Exercise requirements:
Copy the data exactly from the line that contains "The picture is" through the line that contains "['64.76', '67.29', '70.1', '73.04', '80.04', '88.36', '176.72']", keeping both end lines and leaving out everything else.

Material provided:
— Start —

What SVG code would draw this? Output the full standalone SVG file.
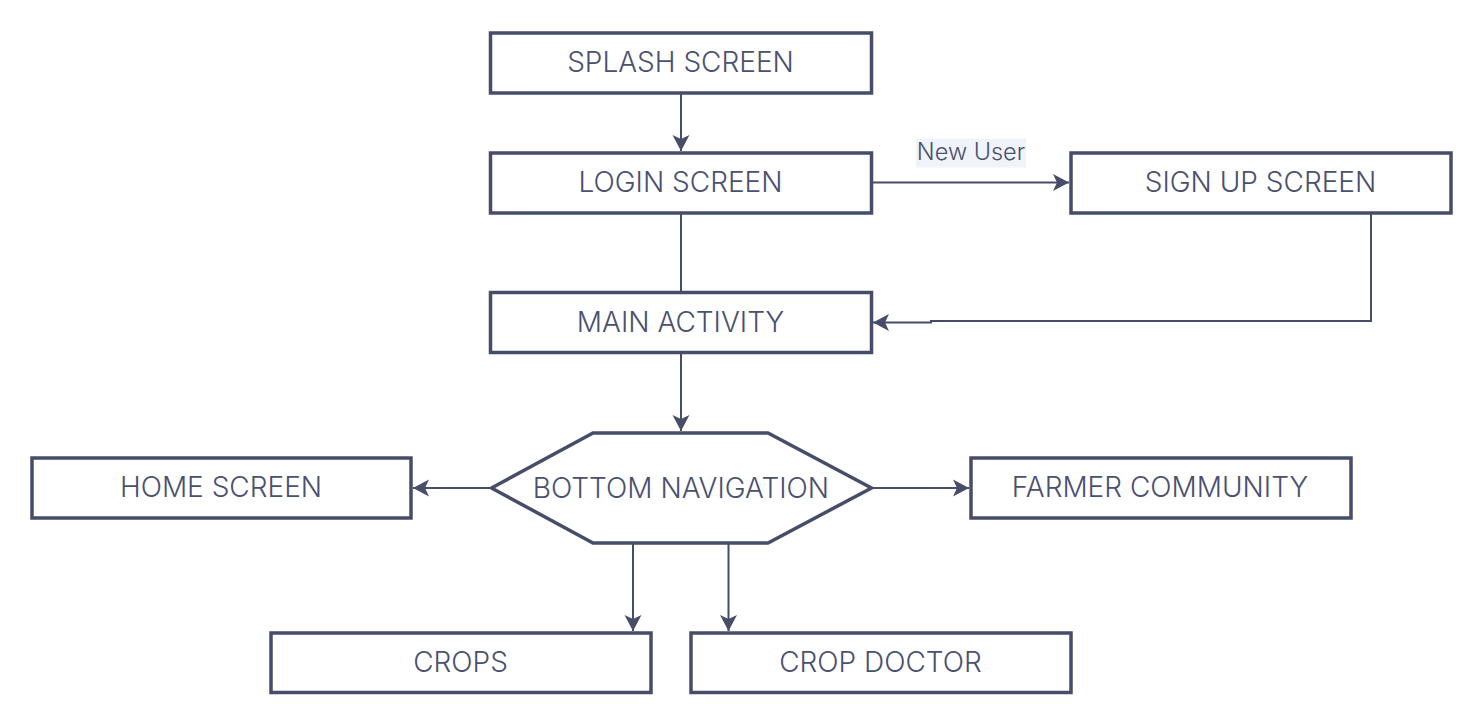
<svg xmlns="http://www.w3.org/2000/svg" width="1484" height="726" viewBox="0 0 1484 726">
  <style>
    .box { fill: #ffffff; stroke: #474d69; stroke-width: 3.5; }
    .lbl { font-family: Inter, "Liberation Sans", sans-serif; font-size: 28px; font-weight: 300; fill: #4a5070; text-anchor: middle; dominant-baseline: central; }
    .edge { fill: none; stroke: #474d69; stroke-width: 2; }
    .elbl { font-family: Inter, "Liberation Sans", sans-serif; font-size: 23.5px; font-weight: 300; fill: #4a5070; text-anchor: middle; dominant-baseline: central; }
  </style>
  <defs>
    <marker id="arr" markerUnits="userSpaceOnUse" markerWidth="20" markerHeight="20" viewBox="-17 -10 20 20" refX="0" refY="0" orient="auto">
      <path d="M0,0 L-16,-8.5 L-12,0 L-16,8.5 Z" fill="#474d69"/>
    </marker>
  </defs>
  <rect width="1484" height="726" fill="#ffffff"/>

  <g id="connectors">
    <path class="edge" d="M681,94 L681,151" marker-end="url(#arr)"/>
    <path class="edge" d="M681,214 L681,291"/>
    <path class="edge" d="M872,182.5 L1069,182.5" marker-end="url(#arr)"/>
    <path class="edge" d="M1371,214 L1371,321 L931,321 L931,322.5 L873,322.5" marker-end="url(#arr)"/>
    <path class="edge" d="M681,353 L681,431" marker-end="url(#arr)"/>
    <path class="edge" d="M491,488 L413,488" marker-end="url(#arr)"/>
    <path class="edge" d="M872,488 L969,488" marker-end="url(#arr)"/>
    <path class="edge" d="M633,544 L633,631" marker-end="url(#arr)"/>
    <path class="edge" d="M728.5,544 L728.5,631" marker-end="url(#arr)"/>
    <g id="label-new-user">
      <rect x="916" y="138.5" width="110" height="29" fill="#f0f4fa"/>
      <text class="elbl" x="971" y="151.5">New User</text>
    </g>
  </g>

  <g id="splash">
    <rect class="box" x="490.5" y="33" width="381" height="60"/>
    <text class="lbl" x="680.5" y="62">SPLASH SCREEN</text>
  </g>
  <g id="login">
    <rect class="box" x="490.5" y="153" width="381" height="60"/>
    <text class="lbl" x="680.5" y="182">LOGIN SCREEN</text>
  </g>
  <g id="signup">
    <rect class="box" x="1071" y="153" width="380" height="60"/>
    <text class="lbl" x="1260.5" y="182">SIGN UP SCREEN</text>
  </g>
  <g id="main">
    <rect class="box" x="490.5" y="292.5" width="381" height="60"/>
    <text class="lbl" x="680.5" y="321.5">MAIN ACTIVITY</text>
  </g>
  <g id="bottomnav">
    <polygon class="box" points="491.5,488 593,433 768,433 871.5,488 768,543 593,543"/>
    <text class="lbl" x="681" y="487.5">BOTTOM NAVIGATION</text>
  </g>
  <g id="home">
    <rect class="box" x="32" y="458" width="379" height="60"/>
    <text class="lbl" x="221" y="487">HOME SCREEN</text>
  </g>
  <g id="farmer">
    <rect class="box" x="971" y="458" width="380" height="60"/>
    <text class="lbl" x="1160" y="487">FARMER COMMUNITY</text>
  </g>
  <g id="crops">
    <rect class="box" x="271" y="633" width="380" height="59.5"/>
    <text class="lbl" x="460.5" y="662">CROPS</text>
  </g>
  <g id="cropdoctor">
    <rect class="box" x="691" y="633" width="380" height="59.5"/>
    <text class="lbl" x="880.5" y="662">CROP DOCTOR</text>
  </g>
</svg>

— End —
— Start —

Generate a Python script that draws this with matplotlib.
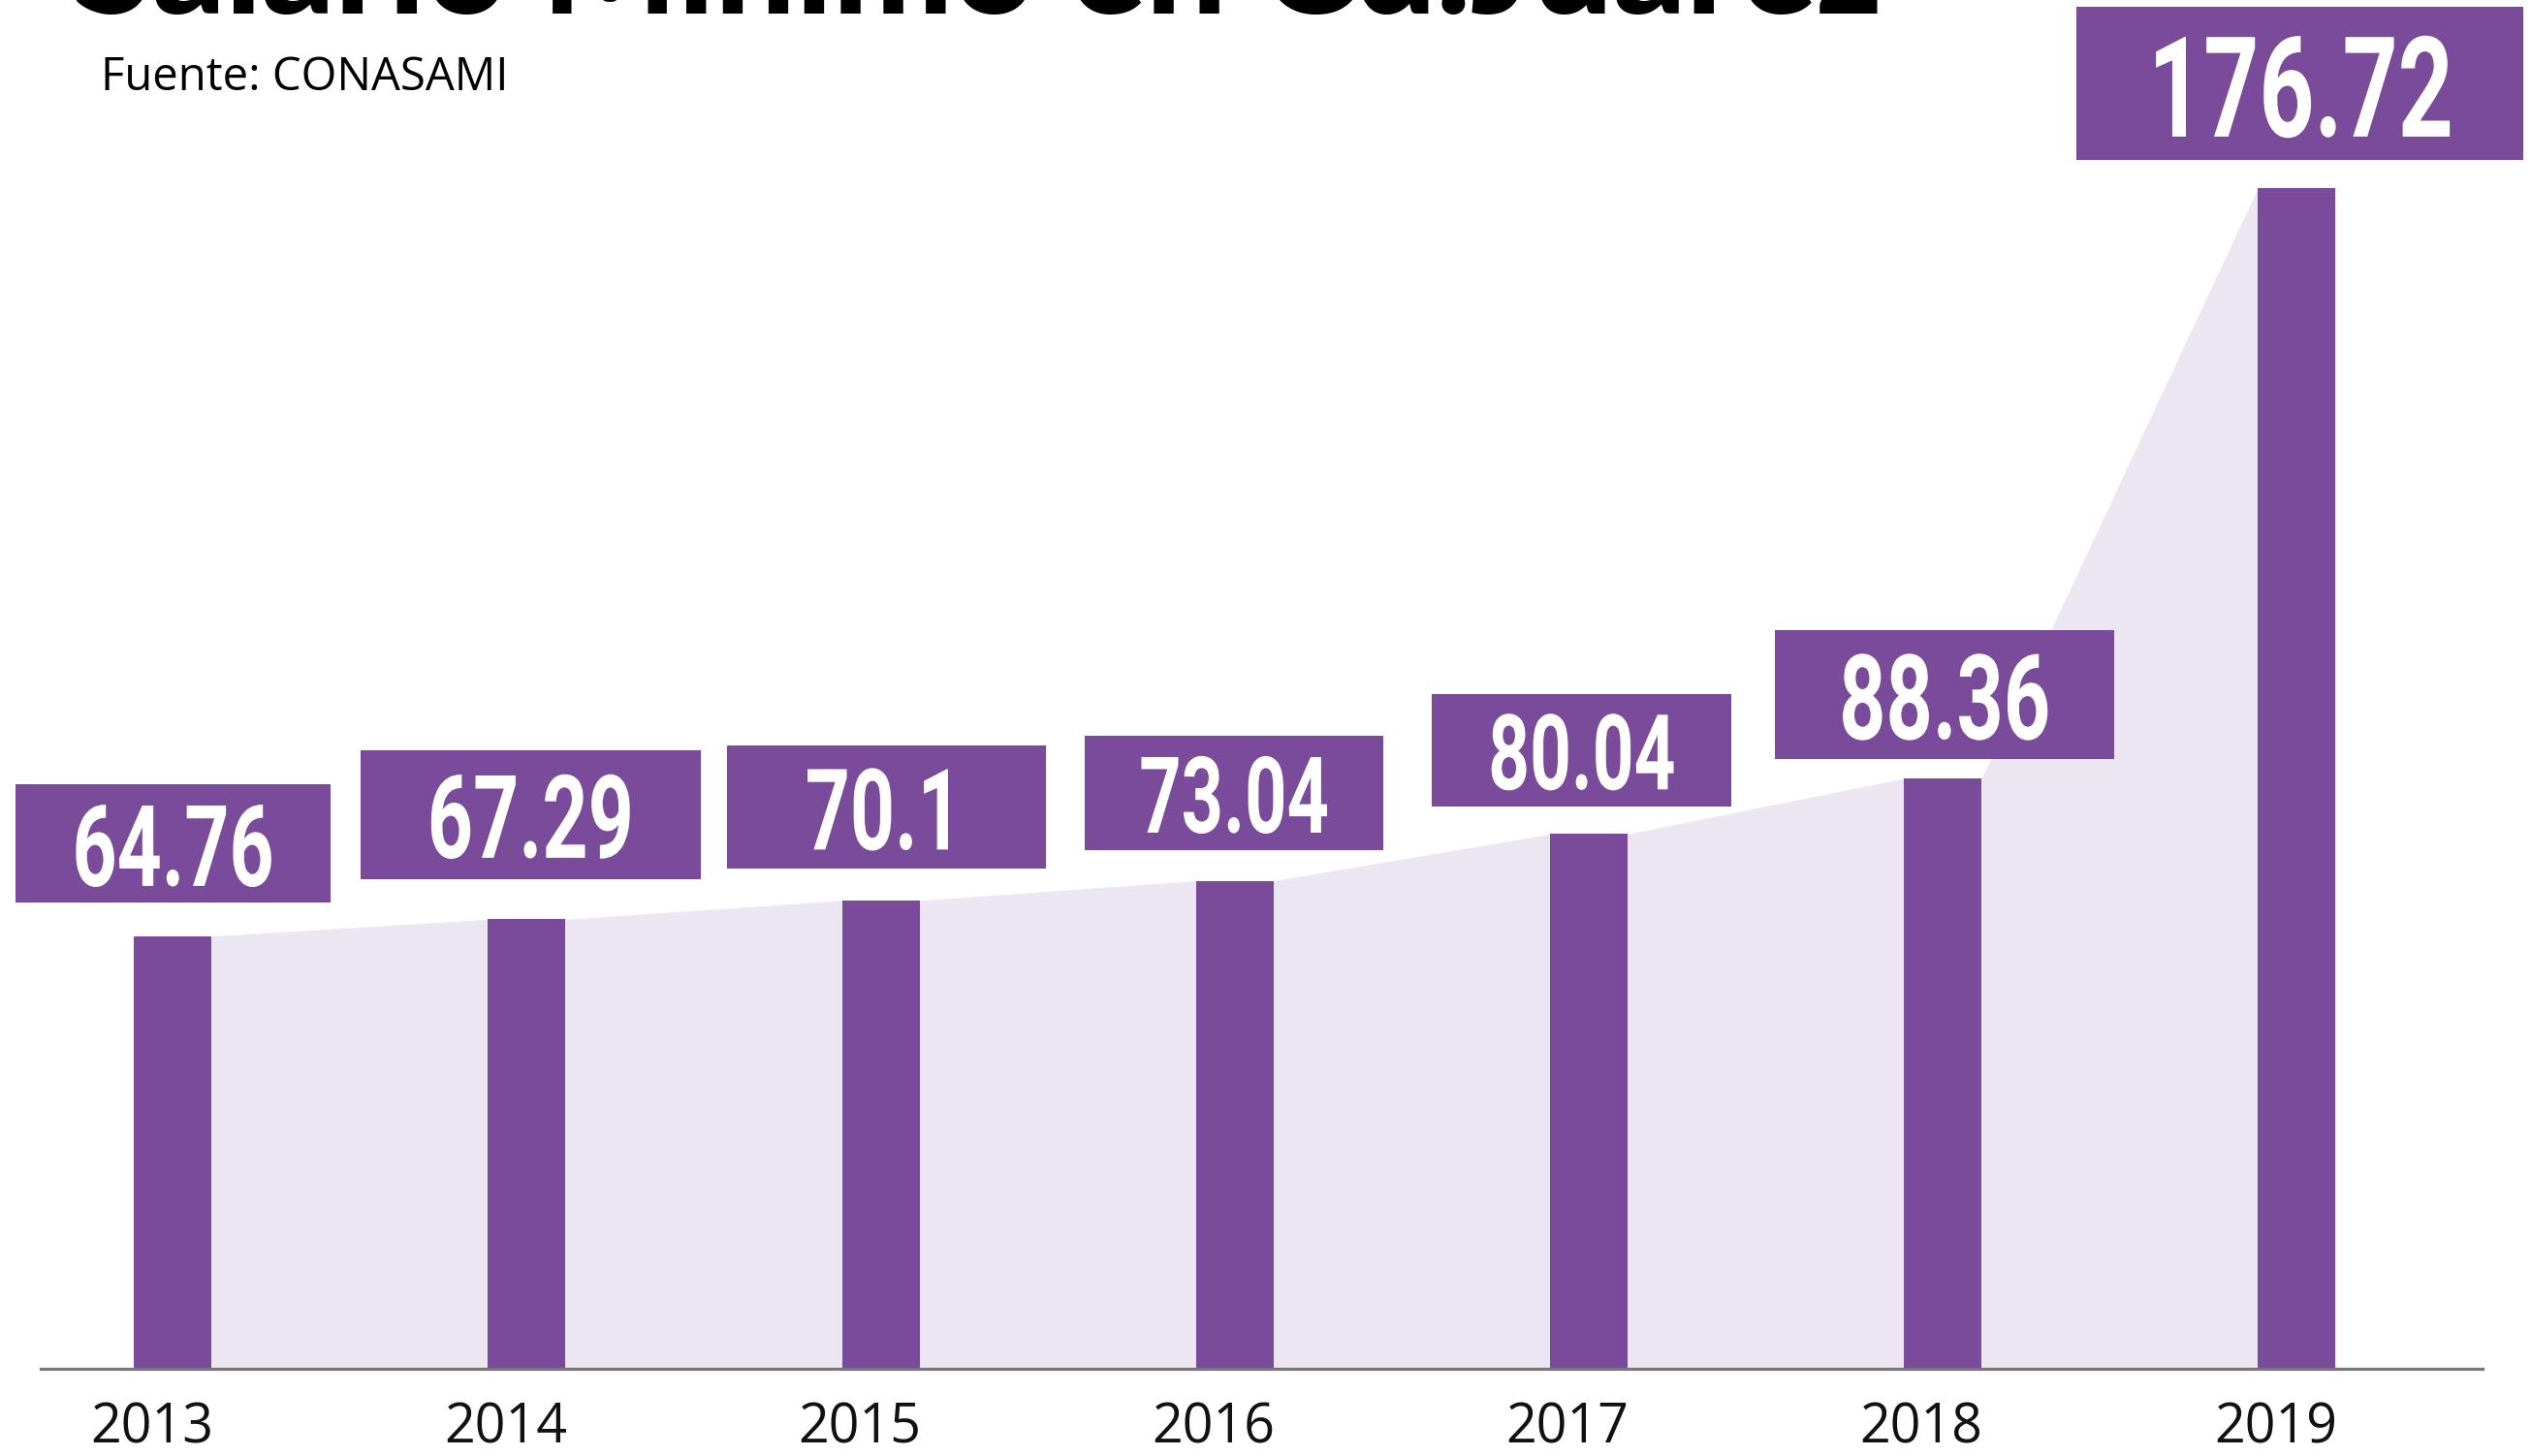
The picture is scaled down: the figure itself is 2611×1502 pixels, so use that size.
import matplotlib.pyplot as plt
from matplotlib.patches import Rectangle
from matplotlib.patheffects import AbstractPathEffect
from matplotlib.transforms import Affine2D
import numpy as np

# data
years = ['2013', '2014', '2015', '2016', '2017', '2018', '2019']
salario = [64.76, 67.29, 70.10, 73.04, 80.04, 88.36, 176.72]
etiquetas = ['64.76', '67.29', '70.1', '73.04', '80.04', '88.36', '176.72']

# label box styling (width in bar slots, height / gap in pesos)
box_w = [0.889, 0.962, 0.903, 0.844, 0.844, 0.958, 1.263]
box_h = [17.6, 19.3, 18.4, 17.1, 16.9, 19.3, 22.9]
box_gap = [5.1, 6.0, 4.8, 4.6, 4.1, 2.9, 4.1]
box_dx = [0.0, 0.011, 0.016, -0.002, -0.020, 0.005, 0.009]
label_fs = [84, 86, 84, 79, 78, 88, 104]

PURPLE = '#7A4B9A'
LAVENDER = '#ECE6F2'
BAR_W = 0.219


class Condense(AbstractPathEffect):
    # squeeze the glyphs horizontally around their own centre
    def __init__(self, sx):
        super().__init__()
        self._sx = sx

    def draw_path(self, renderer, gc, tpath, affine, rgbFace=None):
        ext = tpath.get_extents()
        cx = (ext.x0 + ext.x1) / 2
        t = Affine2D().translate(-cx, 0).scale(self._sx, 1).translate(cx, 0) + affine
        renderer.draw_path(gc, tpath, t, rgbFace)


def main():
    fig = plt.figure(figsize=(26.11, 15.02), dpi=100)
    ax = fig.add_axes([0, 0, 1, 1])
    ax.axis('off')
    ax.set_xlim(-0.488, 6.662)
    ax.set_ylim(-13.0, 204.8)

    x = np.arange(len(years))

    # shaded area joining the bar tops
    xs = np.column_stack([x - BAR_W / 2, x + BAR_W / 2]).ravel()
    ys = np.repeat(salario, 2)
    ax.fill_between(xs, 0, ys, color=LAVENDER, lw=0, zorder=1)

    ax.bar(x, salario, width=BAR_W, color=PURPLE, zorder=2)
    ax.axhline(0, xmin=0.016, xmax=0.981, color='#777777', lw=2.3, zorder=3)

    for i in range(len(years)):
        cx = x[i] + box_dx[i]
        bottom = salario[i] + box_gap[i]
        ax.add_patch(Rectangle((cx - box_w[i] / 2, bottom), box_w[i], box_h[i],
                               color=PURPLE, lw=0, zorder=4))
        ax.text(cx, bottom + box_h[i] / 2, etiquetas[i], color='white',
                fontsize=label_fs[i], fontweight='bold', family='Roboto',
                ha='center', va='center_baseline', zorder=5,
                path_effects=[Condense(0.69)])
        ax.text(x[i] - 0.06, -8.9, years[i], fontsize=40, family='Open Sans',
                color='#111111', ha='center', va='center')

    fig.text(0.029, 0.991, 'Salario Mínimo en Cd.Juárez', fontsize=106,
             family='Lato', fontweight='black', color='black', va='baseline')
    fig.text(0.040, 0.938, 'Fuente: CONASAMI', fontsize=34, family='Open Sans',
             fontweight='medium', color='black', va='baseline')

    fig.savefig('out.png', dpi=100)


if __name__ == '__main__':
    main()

— End —

Answer for the task:
The picture is scaled down: the figure itself is 2611×1502 pixels, so use that size.
import matplotlib.pyplot as plt
from matplotlib.patches import Rectangle
from matplotlib.patheffects import AbstractPathEffect
from matplotlib.transforms import Affine2D
import numpy as np

# data
years = ['2013', '2014', '2015', '2016', '2017', '2018', '2019']
salario = [64.76, 67.29, 70.10, 73.04, 80.04, 88.36, 176.72]
etiquetas = ['64.76', '67.29', '70.1', '73.04', '80.04', '88.36', '176.72']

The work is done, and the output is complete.